United States Court of Appeals, Fourth Circuit.
Submitted Nov. 25, 1974.
Decided Dec. 23, 1974, Certiorari Denied April 14, 1975, See
95 S.Ct. 1578.
William A. Cosby, Jr., Richmond, Va., on brief for appellant.
Brian P. Gettings, U.S. Atty., and Charles L. Beard, Asst.
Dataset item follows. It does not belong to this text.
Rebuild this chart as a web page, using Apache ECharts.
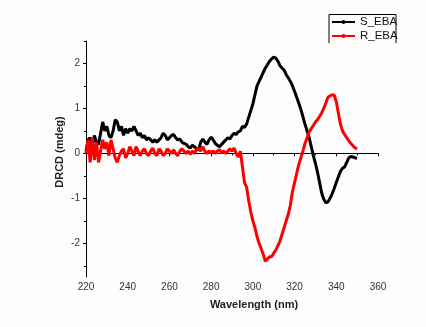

U.S. Atty., on brief for appellee.
Before RUSSELL, FIELD and WIDENER, Circuit Judges.
Aaron Harold Kenner was convicted of violating 18 U.S.C. App. 1202(a)(1), which provides criminal penalties for any person who has been convicted of a felony '. . . and who receives, possesses, or transports in commerce of affecting commerce . . . any firearm . . .' On appeal, Kenner does not challenge that he has a valid previous felony conviction, that he had possession of a firearm, or that the government's proof established that the firearm in question had traveled in interstate commerce at some point in time before he possessed it. Kenner asserts, however, that the government offered no proof connecting his possession of the weapon with its interstate transportation. It is also argued the statute is unconstitutional if construed to permit a conviction upon a mere showing that a firearm had, at some undetermined point, traveled in interstate commerce before being possessed by a convicted felon.
We have expressed our view on numerous recent occasions that in a prosecution for violation of 18 U.S.C. App. 1202(a), the government need not establish a nexus between the receipt or possession of a weapon and its movement in interstate commerce. E.g., United States v. Davis (4th Cir. 1974), 498 F.2d 1398; United States v. Jordan (4th Cir. 1974), 502 F.2d 1163; United States v. Mullins (4th Cir. 1973), 476 F.2d 664, cert. denied 414 U.S. 839, 94 S.Ct. 91, 38 L.Ed.2d 75 (1973). We also reiterate our view that the statute is constitutional. United States v. Cabbler (4th Cir. 1970), 429 F.2d 577, cert. denied, 400 U.S. 901, 91 S.Ct. 138, 27 L.Ed.2d 138 (1970).
Accordingly, we dispense with oral argument and affirm.